§ Goal:
Make an exact copy of the entries, and keep any pictures out of it.

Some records
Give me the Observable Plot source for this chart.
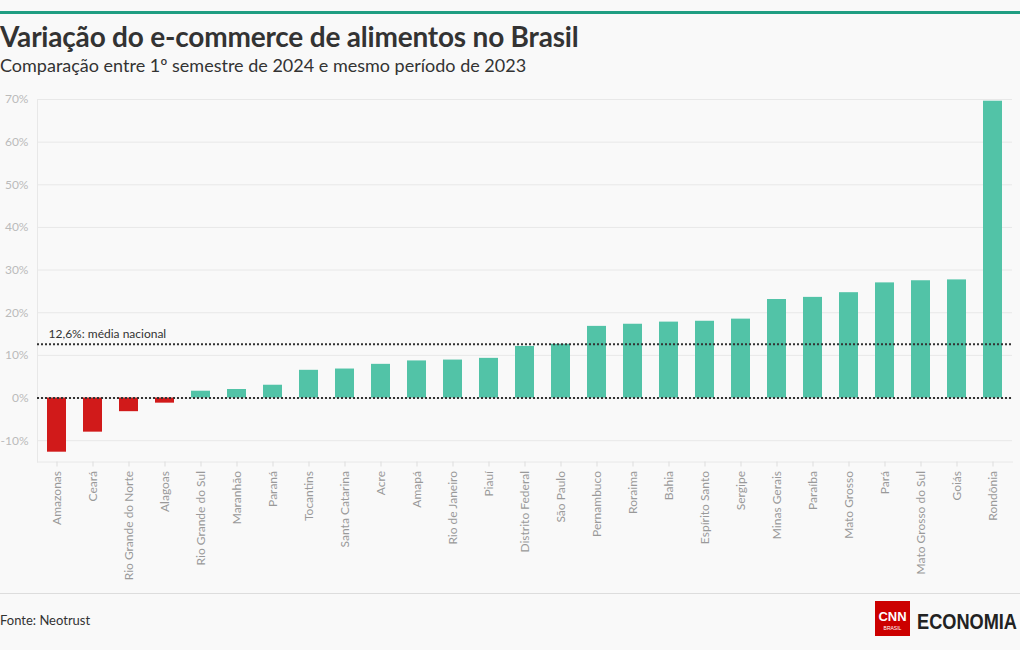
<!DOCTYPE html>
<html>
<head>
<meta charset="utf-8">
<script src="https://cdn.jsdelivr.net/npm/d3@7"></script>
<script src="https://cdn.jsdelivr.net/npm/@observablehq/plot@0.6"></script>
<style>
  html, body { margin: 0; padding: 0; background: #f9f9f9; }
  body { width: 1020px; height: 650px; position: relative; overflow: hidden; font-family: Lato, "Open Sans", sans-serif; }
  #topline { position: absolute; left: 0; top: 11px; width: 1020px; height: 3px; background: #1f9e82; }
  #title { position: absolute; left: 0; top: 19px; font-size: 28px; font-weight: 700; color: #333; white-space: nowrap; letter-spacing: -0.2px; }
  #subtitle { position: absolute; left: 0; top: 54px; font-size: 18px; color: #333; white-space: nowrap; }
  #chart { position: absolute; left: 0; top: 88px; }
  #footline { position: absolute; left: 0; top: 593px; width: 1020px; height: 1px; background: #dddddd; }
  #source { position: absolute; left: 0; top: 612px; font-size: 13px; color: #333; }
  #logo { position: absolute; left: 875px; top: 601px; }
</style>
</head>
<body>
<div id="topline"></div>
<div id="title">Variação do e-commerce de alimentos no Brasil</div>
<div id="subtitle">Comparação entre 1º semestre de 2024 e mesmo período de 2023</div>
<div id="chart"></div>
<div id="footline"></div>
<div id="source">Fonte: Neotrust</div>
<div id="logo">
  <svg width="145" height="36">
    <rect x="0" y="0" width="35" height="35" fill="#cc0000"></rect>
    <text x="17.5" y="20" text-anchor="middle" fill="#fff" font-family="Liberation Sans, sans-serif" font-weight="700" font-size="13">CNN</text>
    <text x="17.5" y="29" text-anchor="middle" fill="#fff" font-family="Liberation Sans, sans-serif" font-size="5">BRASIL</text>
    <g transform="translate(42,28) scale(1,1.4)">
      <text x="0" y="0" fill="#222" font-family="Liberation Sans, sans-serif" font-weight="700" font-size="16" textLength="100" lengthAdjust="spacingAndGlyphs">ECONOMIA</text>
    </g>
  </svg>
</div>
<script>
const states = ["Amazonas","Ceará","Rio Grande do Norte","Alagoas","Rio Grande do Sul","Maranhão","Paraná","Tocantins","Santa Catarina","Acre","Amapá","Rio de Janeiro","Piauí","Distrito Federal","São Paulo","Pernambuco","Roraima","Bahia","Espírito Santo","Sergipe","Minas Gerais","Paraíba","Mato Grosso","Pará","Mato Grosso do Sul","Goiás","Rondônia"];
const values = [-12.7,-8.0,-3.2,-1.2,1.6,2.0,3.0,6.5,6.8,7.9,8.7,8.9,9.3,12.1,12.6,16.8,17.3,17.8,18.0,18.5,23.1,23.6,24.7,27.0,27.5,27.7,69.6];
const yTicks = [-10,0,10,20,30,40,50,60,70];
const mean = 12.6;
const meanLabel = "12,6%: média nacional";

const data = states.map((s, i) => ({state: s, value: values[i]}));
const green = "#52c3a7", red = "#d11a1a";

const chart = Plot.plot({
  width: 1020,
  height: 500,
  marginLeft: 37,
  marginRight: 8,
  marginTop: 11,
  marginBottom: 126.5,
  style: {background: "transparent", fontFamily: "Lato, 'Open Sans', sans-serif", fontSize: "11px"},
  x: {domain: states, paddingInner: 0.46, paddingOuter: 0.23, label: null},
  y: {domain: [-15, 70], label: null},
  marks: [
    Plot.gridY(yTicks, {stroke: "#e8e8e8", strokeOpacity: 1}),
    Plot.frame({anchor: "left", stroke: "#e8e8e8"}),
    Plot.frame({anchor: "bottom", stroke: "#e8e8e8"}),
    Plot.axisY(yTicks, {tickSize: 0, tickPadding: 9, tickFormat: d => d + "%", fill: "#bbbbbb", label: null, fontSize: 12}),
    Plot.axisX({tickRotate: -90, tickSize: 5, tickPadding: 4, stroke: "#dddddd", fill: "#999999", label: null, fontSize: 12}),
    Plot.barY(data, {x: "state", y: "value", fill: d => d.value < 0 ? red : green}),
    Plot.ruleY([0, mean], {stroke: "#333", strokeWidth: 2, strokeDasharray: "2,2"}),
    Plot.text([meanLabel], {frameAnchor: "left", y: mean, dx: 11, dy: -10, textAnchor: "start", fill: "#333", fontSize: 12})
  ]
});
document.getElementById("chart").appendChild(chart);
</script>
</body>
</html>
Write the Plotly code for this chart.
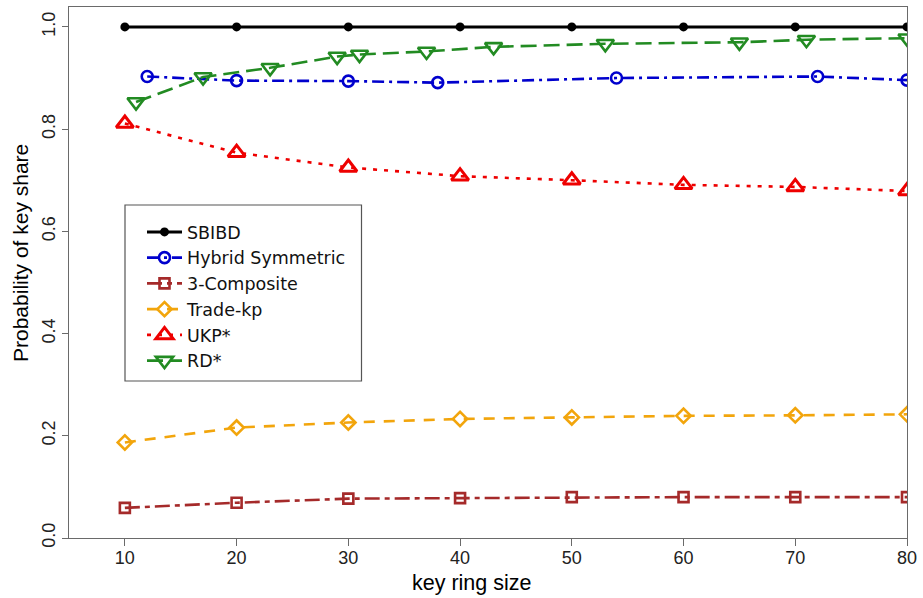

§ Result below:
Give me the Observable Plot source for this chart.
<!DOCTYPE html>
<html>
<head>
<meta charset="utf-8">
<script src="https://cdn.jsdelivr.net/npm/d3@7"></script>
<script src="https://cdn.jsdelivr.net/npm/@observablehq/plot@0.6"></script>
<style>
  html, body { margin: 0; padding: 0; background: #f9f9f9; }
  body { width: 1020px; height: 650px; position: relative; overflow: hidden; font-family: Lato, "Open Sans", sans-serif; }
  #topline { position: absolute; left: 0; top: 11px; width: 1020px; height: 3px; background: #1f9e82; }
  #title { position: absolute; left: 0; top: 19px; font-size: 28px; font-weight: 700; color: #333; white-space: nowrap; letter-spacing: -0.2px; }
  #subtitle { position: absolute; left: 0; top: 54px; font-size: 18px; color: #333; white-space: nowrap; }
  #chart { position: absolute; left: 0; top: 88px; }
  #footline { position: absolute; left: 0; top: 593px; width: 1020px; height: 1px; background: #dddddd; }
  #source { position: absolute; left: 0; top: 612px; font-size: 13px; color: #333; }
  #logo { position: absolute; left: 875px; top: 601px; }
</style>
</head>
<body>
<div id="topline"></div>
<div id="title">Variação do e-commerce de alimentos no Brasil</div>
<div id="subtitle">Comparação entre 1º semestre de 2024 e mesmo período de 2023</div>
<div id="chart"></div>
<div id="footline"></div>
<div id="source">Fonte: Neotrust</div>
<div id="logo">
  <svg width="145" height="36">
    <rect x="0" y="0" width="35" height="35" fill="#cc0000"></rect>
    <text x="17.5" y="20" text-anchor="middle" fill="#fff" font-family="Liberation Sans, sans-serif" font-weight="700" font-size="13">CNN</text>
    <text x="17.5" y="29" text-anchor="middle" fill="#fff" font-family="Liberation Sans, sans-serif" font-size="5">BRASIL</text>
    <g transform="translate(42,28) scale(1,1.4)">
      <text x="0" y="0" fill="#222" font-family="Liberation Sans, sans-serif" font-weight="700" font-size="16" textLength="100" lengthAdjust="spacingAndGlyphs">ECONOMIA</text>
    </g>
  </svg>
</div>
<script>
const states = ["Amazonas","Ceará","Rio Grande do Norte","Alagoas","Rio Grande do Sul","Maranhão","Paraná","Tocantins","Santa Catarina","Acre","Amapá","Rio de Janeiro","Piauí","Distrito Federal","São Paulo","Pernambuco","Roraima","Bahia","Espírito Santo","Sergipe","Minas Gerais","Paraíba","Mato Grosso","Pará","Mato Grosso do Sul","Goiás","Rondônia"];
const values = [-12.7,-8.0,-3.2,-1.2,1.6,2.0,3.0,6.5,6.8,7.9,8.7,8.9,9.3,12.1,12.6,16.8,17.3,17.8,18.0,18.5,23.1,23.6,24.7,27.0,27.5,27.7,69.6];
const yTicks = [-10,0,10,20,30,40,50,60,70];
const mean = 12.6;
const meanLabel = "12,6%: média nacional";

const data = states.map((s, i) => ({state: s, value: values[i]}));
const green = "#52c3a7", red = "#d11a1a";

const chart = Plot.plot({
  width: 1020,
  height: 500,
  marginLeft: 37,
  marginRight: 8,
  marginTop: 11,
  marginBottom: 126.5,
  style: {background: "transparent", fontFamily: "Lato, 'Open Sans', sans-serif", fontSize: "11px"},
  x: {domain: states, paddingInner: 0.46, paddingOuter: 0.23, label: null},
  y: {domain: [-15, 70], label: null},
  marks: [
    Plot.gridY(yTicks, {stroke: "#e8e8e8", strokeOpacity: 1}),
    Plot.frame({anchor: "left", stroke: "#e8e8e8"}),
    Plot.frame({anchor: "bottom", stroke: "#e8e8e8"}),
    Plot.axisY(yTicks, {tickSize: 0, tickPadding: 9, tickFormat: d => d + "%", fill: "#bbbbbb", label: null, fontSize: 12}),
    Plot.axisX({tickRotate: -90, tickSize: 5, tickPadding: 4, stroke: "#dddddd", fill: "#999999", label: null, fontSize: 12}),
    Plot.barY(data, {x: "state", y: "value", fill: d => d.value < 0 ? red : green}),
    Plot.ruleY([0, mean], {stroke: "#333", strokeWidth: 2, strokeDasharray: "2,2"}),
    Plot.text([meanLabel], {frameAnchor: "left", y: mean, dx: 11, dy: -10, textAnchor: "start", fill: "#333", fontSize: 12})
  ]
});
document.getElementById("chart").appendChild(chart);
</script>
</body>
</html>
Write the Plotly code for this chart.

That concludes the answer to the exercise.